Ireland and Munster back row CJ Stander has announced that he will retire from rugby at the end of this season.

South African-born Stander, who turns 31 next month, has earned Ireland 50 caps and played 150 times for Munster in addition to representing the Lions.

“I hereby publicly announce my retirement from all forms of rugby,” said Stander in a lengthy statement.

The forward, whose Munster and Ireland contracts end in June, plans to return home to his native South Africa.

“All professional sportspeople are told: ‘You will know when the time is right to hang up your boots’. It’s a sentiment one cannot fully comprehend until that day arrives. For me, that time has come,” added Stander.

“I will be available to represent Munster until 27 June 2021 when my contract expires, and for international duty, until the end of the mid-year Test window.”

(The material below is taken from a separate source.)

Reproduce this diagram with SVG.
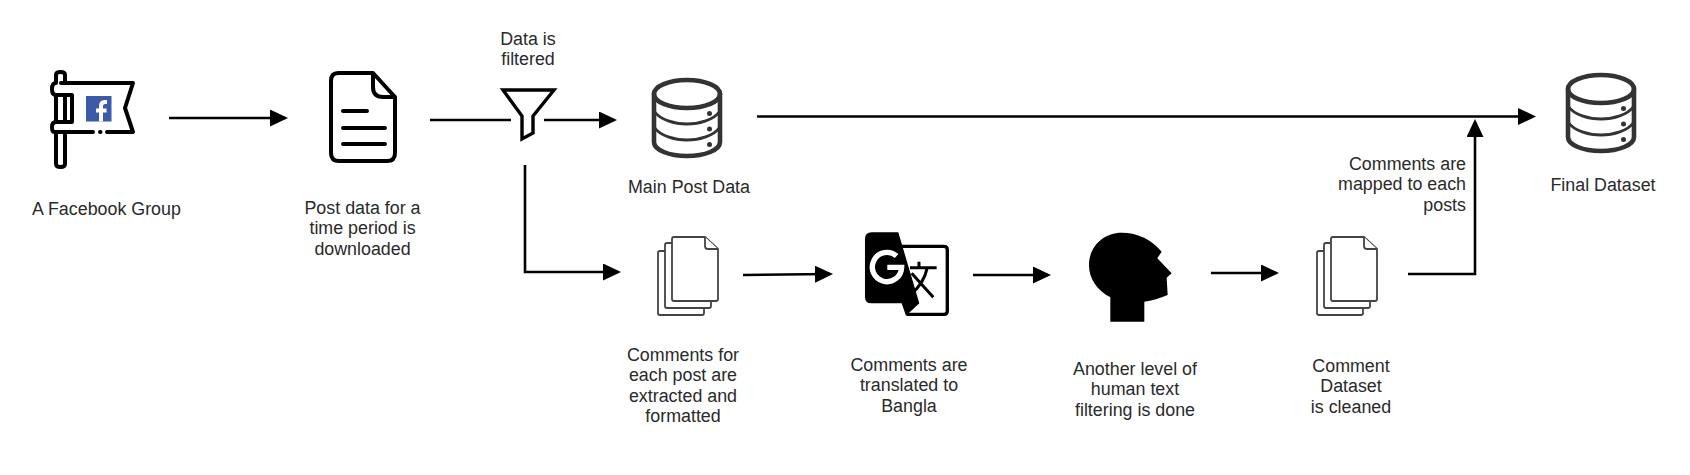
<svg xmlns="http://www.w3.org/2000/svg" width="1690" height="475" viewBox="0 0 1690 475">
<style>
text{font-family:"Liberation Sans",Arial,sans-serif;font-size:17.85px;fill:#2a2a2a;text-anchor:middle}
.c{fill:none;stroke:#000;stroke-width:2.6}
.ico{fill:none;stroke:#000;stroke-width:4;stroke-linecap:round;stroke-linejoin:round}
.db{fill:none;stroke:#333;stroke-linecap:round}
.sheet{fill:#fff;stroke:#444;stroke-width:1.8;stroke-linejoin:round}
</style>
<defs>
<marker id="arrow" markerUnits="userSpaceOnUse" markerWidth="18" markerHeight="17" refX="15" refY="8.5" orient="auto"><path d="M0,0L18,8.5L0,17Z" fill="#000"/></marker>
<g id="dbicon">
<ellipse class="db" stroke-width="4.6" cx="687" cy="94" rx="33" ry="14"/>
<path class="db" stroke-width="4.6" d="M654,94V142C654,150 669,156 687,156C705,156 720,150 720,142V94"/>
<path class="db" stroke-width="2.8" d="M654,111C660,120 675,124 687,124C699,124 714,120 720,111M654,127C660,136 675,140 687,140C699,140 714,136 720,127"/>
<circle cx="709.500" cy="113.500" r="2.500" fill="#333"/><circle cx="709.500" cy="129" r="2.500" fill="#333"/><circle cx="709.500" cy="144.500" r="2.500" fill="#333"/>
</g>
<g id="stack">
<path class="sheet" d="M658,253Q658,251 660,251H702Q704,251 704,253V313Q704,315 702,315H660Q658,315 658,313Z"/>
<path class="sheet" d="M665,245Q665,243 667,243H709Q711,243 711,245V306Q711,308 709,308H667Q665,308 665,306Z"/>
<path class="sheet" d="M672,239Q672,237 674,237H705L718,249V299Q718,301 716,301H674Q672,301 672,299Z"/>
<path class="sheet" d="M705,237V246Q705,249 708,249H718"/>
</g>
</defs>
<rect width="1690" height="475" fill="#fff"/>
<g id="connectors">
<path class="c" marker-end="url(#arrow)" d="M169,118H285"/>
<path class="c" d="M430,120H511"/>
<path class="c" marker-end="url(#arrow)" d="M544,120H614"/>
<path class="c" marker-end="url(#arrow)" d="M525,165V272H618"/>
<path class="c" marker-end="url(#arrow)" d="M743,275L830,274"/>
<path class="c" marker-end="url(#arrow)" d="M973,275H1048"/>
<path class="c" marker-end="url(#arrow)" d="M1211,273H1276"/>
<path class="c" marker-end="url(#arrow)" d="M1408,274H1475V122"/>
<path class="c" marker-end="url(#arrow)" d="M757,116.500H1533"/>
</g>
<g id="node-facebook">
<path class="ico" d="M61,83H133L125,108L133,132H107M100,132H100.500M93,132H54Q52,132 52,127Q52,122 56,122H72V95H56Q52,95 52,89Q52,83 56,83V75Q56,72 60.500,72Q65,72 65,75V83M56,95V122M65,95V122M56,132V164Q56,167 60.500,167Q65,167 65,164V132"/>
<rect x="86" y="96" width="25.500" height="25.500" fill="#3b5ba8"/>
<path d="M101,121.500V106Q101,102 105,102H107M96,110.500H106.500" fill="none" stroke="#fff" stroke-width="4"/>
<text x="106.500" y="215">A Facebook Group</text>
</g>
<g id="node-post">
<path class="ico" d="M338,73H373L395,97V153Q395,161 387,161H339Q331,161 331,153V81Q331,73 338,73ZM373,73V87Q373,97 383,97H395M343,111H367M343,128H385M343,144H385"/>
<text x="362.500" y="214">Post data for a</text><text x="362.500" y="234">time period is</text><text x="362.500" y="255">downloaded</text>
</g>
<g id="node-filter">
<path d="M503,90H554L533,116V133L522,139V116Z" fill="#fff" stroke="#000" stroke-width="3.400"/>
<text x="528" y="45">Data is</text><text x="528" y="65">filtered</text>
</g>
<g id="node-main-post">
<use href="#dbicon"/>
<text x="689" y="193">Main Post Data</text>
</g>
<g id="node-comments">
<use href="#stack"/>
<text x="683" y="361">Comments for</text><text x="683" y="381">each post are</text><text x="683" y="402">extracted and</text><text x="683" y="422">formatted</text>
</g>
<g id="node-translate">
<g transform="translate(600 210) scale(0.3333)">
<path d="M900,109H1032Q1042,109 1042,119V303Q1042,313 1032,313H920" fill="#fff" stroke="#000" stroke-width="10"/>
<path d="M895,67H815Q795,67 795,87V260Q795,280 815,280H905L918,317L958,280Z" fill="#000"/>
<path d="M890,138A44,44 0 1 0 905,172H862" fill="none" stroke="#fff" stroke-width="16"/>
<path d="M930,173H1010M957,155V173M982,173C975,205 955,235 933,252M935,190L1000,262" fill="none" stroke="#000" stroke-width="9"/>
</g>
<text x="909" y="371">Comments are</text><text x="909" y="391">translated to</text><text x="909" y="412">Bangla</text>
</g>
<g id="node-human">
<g transform="translate(1050 210) scale(0.3333)">
<path d="M181,335V262C140,240 117,205 117,165C117,110 160,68 215,68C265,68 305,90 335,125L322,145L365,190L350,203L353,255C330,265 305,272 283,275V335Z" fill="#000"/>
</g>
<text x="1135" y="375">Another level of</text><text x="1135" y="395">human text</text><text x="1135" y="416">filtering is done</text>
</g>
<g id="node-clean">
<use href="#stack" x="659"/>
<text x="1351" y="372">Comment</text><text x="1351" y="392">Dataset</text><text x="1351" y="413">is cleaned</text>
</g>
<g id="label-mapped">
<text x="1466" y="170" style="text-anchor:end">Comments are</text><text x="1466" y="190" style="text-anchor:end">mapped to each</text><text x="1466" y="211" style="text-anchor:end">posts</text>
</g>
<g id="node-final">
<use href="#dbicon" x="914" y="-5"/>
<text x="1603" y="191">Final Dataset</text>
</g>
</svg>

CJ Stander in action for the British and Irish Lions in the third Test against New Zealand in 2017
Stander played in the British and Irish Lions’ third Test in the drawn series against New Zealand in 2017

Decision taken during ‘lockdown stocktake’

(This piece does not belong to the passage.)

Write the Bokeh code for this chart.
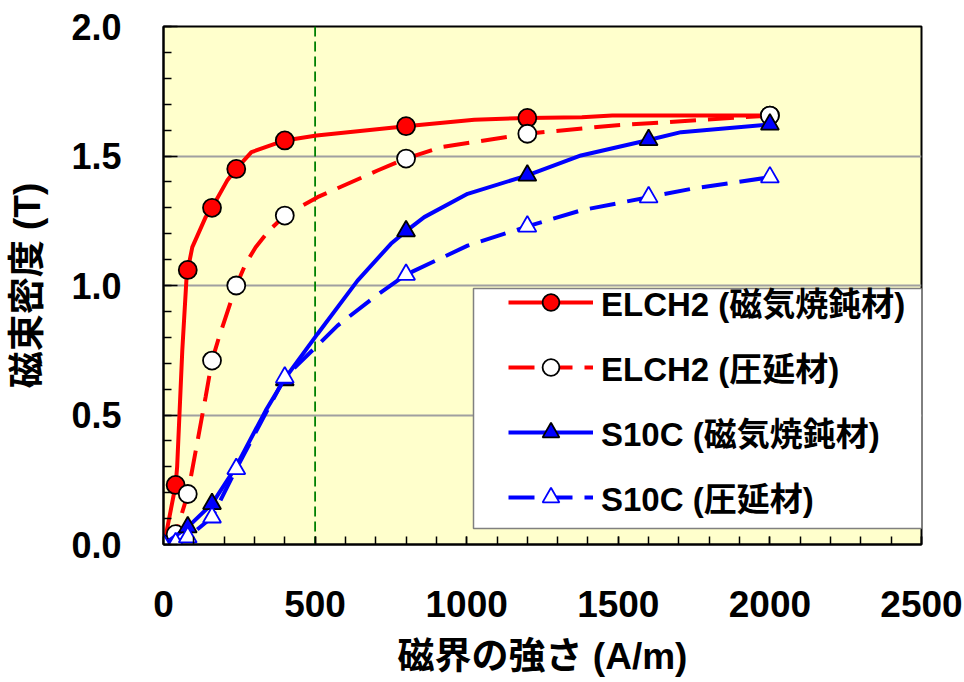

Stander said he had done a “stocktake of what matters most to me in life” during lockdown.

“My faith, family and this incredible game I have played since I was six years old easily topped the list.

“However, I came to the realisation that my commitment to rugby has started to take an unfair toll on my family, who both in Limerick and South Africa have made considerable sacrifices for more than 25 years to allow me to live my dream.

“I am not saddened by my decision. I’ve had a full and utterly enjoyable rugby career, and I can now look back on a journey that offered me rewards, memories and surprises beyond anything I could have scripted for myself. I wouldn’t change a thing.”

Stander described the 150 games he has played for Munster as “some of the most precious and formative experiences of my life”.

“My blood will remain Munster red long after I have said my goodbyes to the people of Limerick.”

‘I never considered myself a foreigner’

Referring to his Ireland career, Stander said that he has “never considered myself a foreigner in an Irish jumper”.

“In 2012, arriving as a 22-year-old who only had two kitbags flung over his shoulders and a limited command of English, I had to commit myself to a new family who immediately adopted me as one of their own.”

The back row admitted that a “freezing training session” near the end of last year told him he “had entered the final stretch of my career”.

“I asked myself whether I was still enjoying this enough to earn the continued support of Munster and Ireland and to justify the sacrifices my family was making.

“From a performance perspective, the answer was yes. But I always had the intent to retire while I was still playing some of my best rugby. I also knew I wanted my daughter Everli to grow up around her family in South Africa.”

Stander said that both Munster coach Johann van Graan and the IRFU had attempted to convince him to change his mind “but I knew it was time”.

Paying tribute to Van Graan and his Ireland coaches Joe Schmidt and Andy Farrell as well as his team-mates, Stander’s statement included a “special word” of thanks to the late Munster coach Anthony Foley who died suddenly in Paris October 2016 on a day when the Irish province were scheduled to face Racing 92 in the European Champions Cup game.

“Your impact on my personal and professional life remains as tangible today as it was when you were still with us,” Stander said of Foley.